A backstroke/freestyle specialist, it didn’t take Cubelic long to start making an impression with the Hawkeyes. As a freshman, she helped her relay squads set school records in the 200 free (1:32.37), 200 medley (1:41.33) and 400 free (3:21.27) at the Big Ten Championships. Individually, she ranks in the school’s top 10 in the 200 back, 100 free, 100 back, 50 free and 200 free. The closest she has come to placing at the Big Ten Championships was 17th in the 100 back as a sophomore.

“Placing in the Big Ten Championships is definitely a goal of mine,” she says. “I kind of expected to do it last year, but it didn’t happen. However, I learned a lot about myself as a swimmer and athlete last year. Knowing what I know now and feeling more confident in my training for both the backstroke and freestyle is going to help a lot in my mental toughness.

“I was probably the biggest emotional wreck in our freshman class when I came here. Swimming has always been my outlet and I am learning to enjoy myself more. I never took any breaks when my mom died and I didn’t take any breaks after that experience with my dad. I just wanted to go to practice so I could release all that stress and worry.”

According to Cubelic, it took a dunking from her brother Dominik, now a freshman swimmer at Northwestern, to get her to overcome her fear of putting her head under the water.

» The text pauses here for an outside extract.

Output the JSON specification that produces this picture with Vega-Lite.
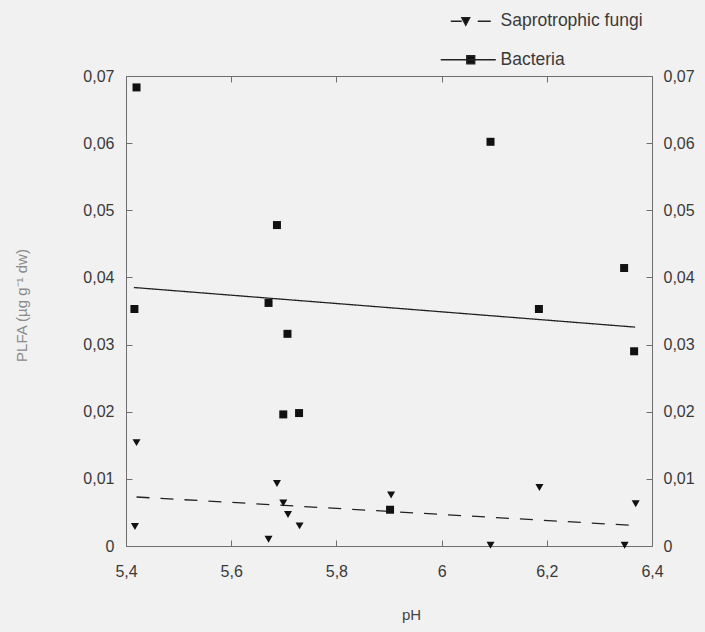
{
  "$schema": "https://vega.github.io/schema/vega-lite/v6.json",
  "autosize": {"type": "none"},
  "padding": {"left": 126, "top": 76, "right": 53, "bottom": 86},
  "width": 526,
  "height": 470,
  "background": "#f1f1f1",
  "config": {
    "view": {"stroke": null},
    "font": "Liberation Sans",
    "axis": {
      "grid": false,
      "domainColor": "#6e6e6e",
      "domainWidth": 1,
      "tickColor": "#6e6e6e",
      "tickWidth": 1,
      "tickSize": -6,
      "labelFont": "Liberation Sans",
      "labelFontSize": 16,
      "labelColor": "#3a3a3a",
      "titleFont": "Liberation Sans",
      "titleFontWeight": "normal"
    }
  },
  "datasets": {
    "points": [
      {"group": "Bacteria", "pH": 5.420, "plfa": 0.0683},
      {"group": "Bacteria", "pH": 5.416, "plfa": 0.0353},
      {"group": "Bacteria", "pH": 5.687, "plfa": 0.0478},
      {"group": "Bacteria", "pH": 5.671, "plfa": 0.0362},
      {"group": "Bacteria", "pH": 5.707, "plfa": 0.0316},
      {"group": "Bacteria", "pH": 5.699, "plfa": 0.0196},
      {"group": "Bacteria", "pH": 5.729, "plfa": 0.0198},
      {"group": "Bacteria", "pH": 5.902, "plfa": 0.0054},
      {"group": "Bacteria", "pH": 6.093, "plfa": 0.0602},
      {"group": "Bacteria", "pH": 6.185, "plfa": 0.0353},
      {"group": "Bacteria", "pH": 6.347, "plfa": 0.0414},
      {"group": "Bacteria", "pH": 6.366, "plfa": 0.0290},
      {"group": "Saprotrophic fungi", "pH": 5.420, "plfa": 0.0154},
      {"group": "Saprotrophic fungi", "pH": 5.417, "plfa": 0.0029},
      {"group": "Saprotrophic fungi", "pH": 5.687, "plfa": 0.0093},
      {"group": "Saprotrophic fungi", "pH": 5.699, "plfa": 0.0064},
      {"group": "Saprotrophic fungi", "pH": 5.708, "plfa": 0.0047},
      {"group": "Saprotrophic fungi", "pH": 5.730, "plfa": 0.0030},
      {"group": "Saprotrophic fungi", "pH": 5.671, "plfa": 0.0010},
      {"group": "Saprotrophic fungi", "pH": 5.904, "plfa": 0.0076},
      {"group": "Saprotrophic fungi", "pH": 6.186, "plfa": 0.0087},
      {"group": "Saprotrophic fungi", "pH": 6.093, "plfa": 0.0001},
      {"group": "Saprotrophic fungi", "pH": 6.348, "plfa": 0.0001},
      {"group": "Saprotrophic fungi", "pH": 6.369, "plfa": 0.0063}
    ],
    "trends": [
      {"group": "Bacteria", "pH": 5.415, "plfa": 0.0385},
      {"group": "Bacteria", "pH": 6.368, "plfa": 0.0326},
      {"group": "Saprotrophic fungi", "pH": 5.420, "plfa": 0.0073},
      {"group": "Saprotrophic fungi", "pH": 6.356, "plfa": 0.0031}
    ]
  },
  "layer": [
    {
      "data": {"name": "trends"},
      "mark": {"type": "line", "color": "#222222", "strokeWidth": 1.3},
      "encoding": {
        "x": {
          "field": "pH", "type": "quantitative",
          "scale": {"domain": [5.4, 6.4], "nice": false, "zero": false},
          "axis": {"orient": "top", "values": [5.4, 5.6, 5.8, 6.0, 6.2, 6.4], "labels": false, "title": null}
        },
        "y": {
          "field": "plfa", "type": "quantitative",
          "scale": {"domain": [0, 0.07], "nice": false},
          "axis": {
            "orient": "right", "values": [0, 0.01, 0.02, 0.03, 0.04, 0.05, 0.06, 0.07],
            "labelExpr": "replace(format(datum.value, '~g'), '.', ',')",
            "labelPadding": 17, "title": null
          }
        },
        "detail": {"field": "group"},
        "strokeDash": {
          "field": "group", "type": "nominal",
          "scale": {"domain": ["Bacteria", "Saprotrophic fungi"], "range": [[1, 0], [13, 11]]},
          "legend": null
        }
      }
    },
    {
      "data": {"name": "points"},
      "mark": {"type": "point", "filled": true, "color": "#111111", "opacity": 1, "size": 64},
      "encoding": {
        "x": {
          "field": "pH", "type": "quantitative",
          "scale": {"domain": [5.4, 6.4], "nice": false, "zero": false},
          "axis": {
            "orient": "bottom", "values": [5.4, 5.6, 5.8, 6.0, 6.2, 6.4],
            "labelExpr": "replace(format(datum.value, '~g'), '.', ',')",
            "labelPadding": 23, "labelFlush": false,
            "title": "pH", "titleFontSize": 15, "titleColor": "#444444",
            "titleX": 285, "titleY": 68, "titleBaseline": "middle", "titleAlign": "center"
          }
        },
        "y": {
          "field": "plfa", "type": "quantitative",
          "scale": {"domain": [0, 0.07], "nice": false},
          "axis": {
            "orient": "left", "values": [0, 0.01, 0.02, 0.03, 0.04, 0.05, 0.06, 0.07],
            "labelExpr": "replace(format(datum.value, '~g'), '.', ',')",
            "labelPadding": 18, "labelFlush": false,
            "title": "PLFA (µg g⁻¹ dw)", "titleFontSize": 15, "titleColor": "#8a8a8a",
            "titleX": -105, "titleY": 229, "titleAngle": -90, "titleAlign": "center", "titleBaseline": "middle"
          }
        },
        "shape": {
          "field": "group", "type": "nominal",
          "scale": {"domain": ["Saprotrophic fungi", "Bacteria"], "range": ["triangle-down", "square"]},
          "legend": null
        }
      }
    },
    {
      "data": {"name": "trends"},
      "mark": {"type": "point", "filled": false, "opacity": 0, "stroke": "#222222", "strokeWidth": 1.3, "size": 64},
      "encoding": {
        "shape": {
          "field": "group", "type": "nominal",
          "scale": {
            "domain": ["Saprotrophic fungi", "Bacteria"],
            "range": [
              "M-3.25,0H-0.5M3.5,0H6.75M-0.5,-0.9L1.5,-0.9L0.5,1Z",
              "M-5.75,0H8M0.75,-1H2.75V1H0.75Z"
            ]
          },
          "legend": {
            "title": null,
            "orient": "none",
            "legendX": 329,
            "legendY": -63.5,
            "direction": "vertical",
            "padding": 0,
            "symbolSize": 64,
            "symbolOpacity": 1,
            "symbolFillColor": "#111111",
            "symbolStrokeColor": "#222222",
            "symbolStrokeWidth": 1.3,
            "labelFontSize": 17.5,
            "labelColor": "#3a3a3a",
            "labelOffset": 28,
            "rowPadding": 19.5,
            "encoding": {
              "symbols": {
                "fill": {"value": "#111111"},
                "stroke": {"value": "#222222"},
                "strokeWidth": {"value": 1.3},
                "opacity": {"value": 1}
              }
            }
          }
        }
      }
    }
  ],
  "resolve": {
    "axis": {"x": "independent", "y": "independent"},
    "scale": {"shape": "independent"}
  }
}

“I think I was around 6 or 7 at the time,” she says. “We always loved going to the local pool, but I was afraid to put my head under water. My brother snuck up behind me and dunked me. I came up screaming bloody murder and my mother came running from the other side of the pool to find out what was wrong. Once I realized it wasn’t so bad, I just took off from there.”

Cubelic, who is carrying a double major in sports studies and communication, says she has yet to determine her career path although college coaching does appeal to her.

“Sports is something I have grown up with my entire life so I might as well study something I enjoy,” she says. “Although my brother Matthew might be the most unathletic person I have ever met, my family has been pretty sports-oriented. My dad used to play soccer in Croatia and now he’s a Wildcat fan one weekend and a Hawkeye fan the next.

“My dad always throws out career suggestions, like becoming a nurse or a lawyer. But I don’t like blood and I hate to argue.

During her freshman year at Glenbrook South, when her coach called her “a horse,” Cubelic took it as a huge compliment.

“That’s the Croatian influence in me; I pride myself on my work ethic,” she says. “For the first time at Iowa I feel like am now back and ready to go. Most of my records at GBS are now gone, so if I am going to put my name on a board it might as well be on the new one here. But first and foremost, I want to score in every race, individual and relays, at Big Tens this year.”

According to Cubelic, there is a bright side to being the only female in her household.

“The only girl and the ONLY boss,” she says with a laugh. “I am 100 percent princess and proud of it. I pretty much get my way and it is an accepted thing in my house.”

No doubt Cubelic has paid her dues to earn her royalty status.